→ **Task prompt**
Retype the whole listing, please, keeping every line exact and dropping the pictures.

=-=-=

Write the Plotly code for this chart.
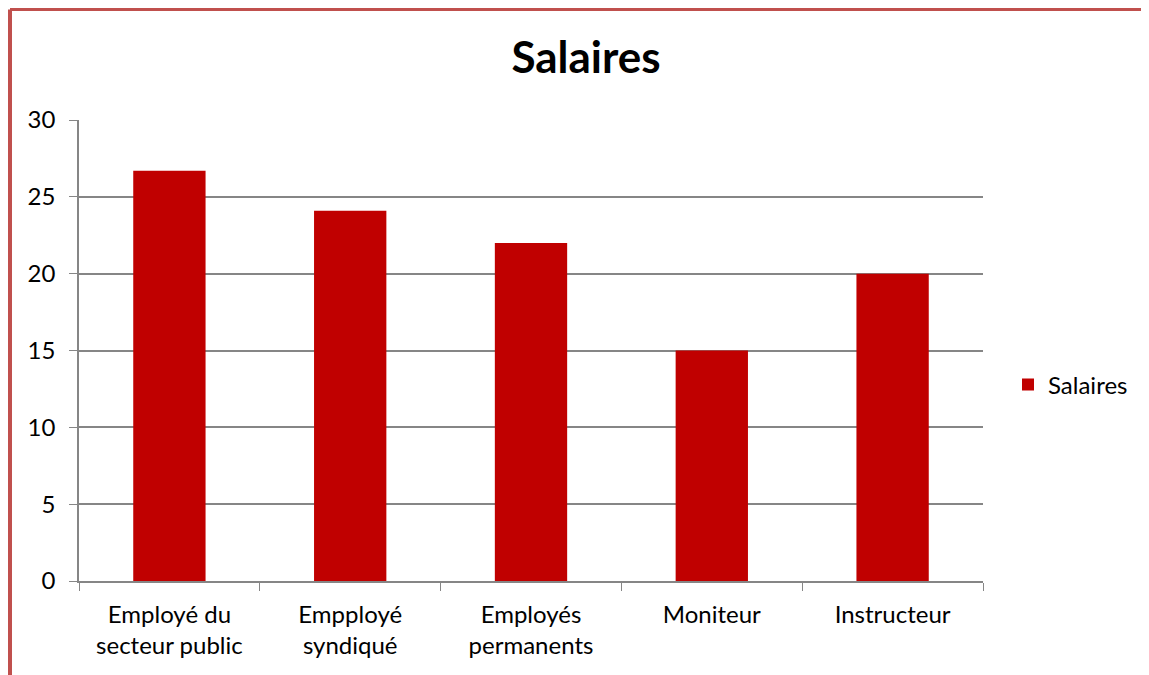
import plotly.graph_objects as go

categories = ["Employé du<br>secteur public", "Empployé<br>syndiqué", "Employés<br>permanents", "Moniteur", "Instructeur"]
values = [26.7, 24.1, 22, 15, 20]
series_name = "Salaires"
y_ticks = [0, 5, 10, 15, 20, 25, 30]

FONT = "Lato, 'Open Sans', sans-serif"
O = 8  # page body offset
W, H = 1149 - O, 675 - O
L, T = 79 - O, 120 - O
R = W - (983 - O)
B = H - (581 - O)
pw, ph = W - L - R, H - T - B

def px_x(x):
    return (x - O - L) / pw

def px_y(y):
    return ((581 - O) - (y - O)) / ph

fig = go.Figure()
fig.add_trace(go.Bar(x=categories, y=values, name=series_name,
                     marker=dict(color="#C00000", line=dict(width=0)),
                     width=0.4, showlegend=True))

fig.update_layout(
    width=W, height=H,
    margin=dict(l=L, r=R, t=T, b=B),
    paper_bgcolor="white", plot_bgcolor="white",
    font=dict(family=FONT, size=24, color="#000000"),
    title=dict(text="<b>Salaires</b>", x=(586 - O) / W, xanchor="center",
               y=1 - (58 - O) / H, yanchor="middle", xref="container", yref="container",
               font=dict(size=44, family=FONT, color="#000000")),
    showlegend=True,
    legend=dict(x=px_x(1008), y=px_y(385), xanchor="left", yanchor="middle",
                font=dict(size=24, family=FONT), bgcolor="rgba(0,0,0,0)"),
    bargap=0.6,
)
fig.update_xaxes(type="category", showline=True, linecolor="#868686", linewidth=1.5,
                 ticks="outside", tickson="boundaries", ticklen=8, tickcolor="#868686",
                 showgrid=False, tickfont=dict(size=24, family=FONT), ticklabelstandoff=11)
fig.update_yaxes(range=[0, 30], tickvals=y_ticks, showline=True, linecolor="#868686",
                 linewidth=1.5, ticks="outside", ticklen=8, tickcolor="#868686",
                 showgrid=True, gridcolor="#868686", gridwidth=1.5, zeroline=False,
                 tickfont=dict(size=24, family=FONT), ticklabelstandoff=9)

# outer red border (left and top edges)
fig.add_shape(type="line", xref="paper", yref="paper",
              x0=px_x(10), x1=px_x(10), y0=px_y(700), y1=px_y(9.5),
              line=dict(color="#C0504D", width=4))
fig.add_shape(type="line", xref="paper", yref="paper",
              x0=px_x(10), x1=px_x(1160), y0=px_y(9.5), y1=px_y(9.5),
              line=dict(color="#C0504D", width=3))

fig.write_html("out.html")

=-=-=

→ **Solved problem**
Write the Plotly code for this chart.
import plotly.graph_objects as go

categories = ["Employé du<br>secteur public", "Empployé<br>syndiqué", "Employés<br>permanents", "Moniteur", "Instructeur"]
values = [26.7, 24.1, 22, 15, 20]
series_name = "Salaires"
y_ticks = [0, 5, 10, 15, 20, 25, 30]

FONT = "Lato, 'Open Sans', sans-serif"
O = 8  # page body offset
W, H = 1149 - O, 675 - O
L, T = 79 - O, 120 - O
R = W - (983 - O)
B = H - (581 - O)
pw, ph = W - L - R, H - T - B

def px_x(x):
    return (x - O - L) / pw

def px_y(y):
    return ((581 - O) - (y - O)) / ph

fig = go.Figure()
fig.add_trace(go.Bar(x=categories, y=values, name=series_name,
                     marker=dict(color="#C00000", line=dict(width=0)),
                     width=0.4, showlegend=True))

fig.update_layout(
    width=W, height=H,
    margin=dict(l=L, r=R, t=T, b=B),
    paper_bgcolor="white", plot_bgcolor="white",
    font=dict(family=FONT, size=24, color="#000000"),
    title=dict(text="<b>Salaires</b>", x=(586 - O) / W, xanchor="center",
               y=1 - (58 - O) / H, yanchor="middle", xref="container", yref="container",
               font=dict(size=44, family=FONT, color="#000000")),
    showlegend=True,
    legend=dict(x=px_x(1008), y=px_y(385), xanchor="left", yanchor="middle",
                font=dict(size=24, family=FONT), bgcolor="rgba(0,0,0,0)"),
    bargap=0.6,
)
fig.update_xaxes(type="category", showline=True, linecolor="#868686", linewidth=1.5,
                 ticks="outside", tickson="boundaries", ticklen=8, tickcolor="#868686",
                 showgrid=False, tickfont=dict(size=24, family=FONT), ticklabelstandoff=11)
fig.update_yaxes(range=[0, 30], tickvals=y_ticks, showline=True, linecolor="#868686",
                 linewidth=1.5, ticks="outside", ticklen=8, tickcolor="#868686",
                 showgrid=True, gridcolor="#868686", gridwidth=1.5, zeroline=False,
                 tickfont=dict(size=24, family=FONT), ticklabelstandoff=9)

# outer red border (left and top edges)
fig.add_shape(type="line", xref="paper", yref="paper",
              x0=px_x(10), x1=px_x(10), y0=px_y(700), y1=px_y(9.5),
              line=dict(color="#C0504D", width=4))
fig.add_shape(type="line", xref="paper", yref="paper",
              x0=px_x(10), x1=px_x(1160), y0=px_y(9.5), y1=px_y(9.5),
              line=dict(color="#C0504D", width=3))

fig.write_html("out.html")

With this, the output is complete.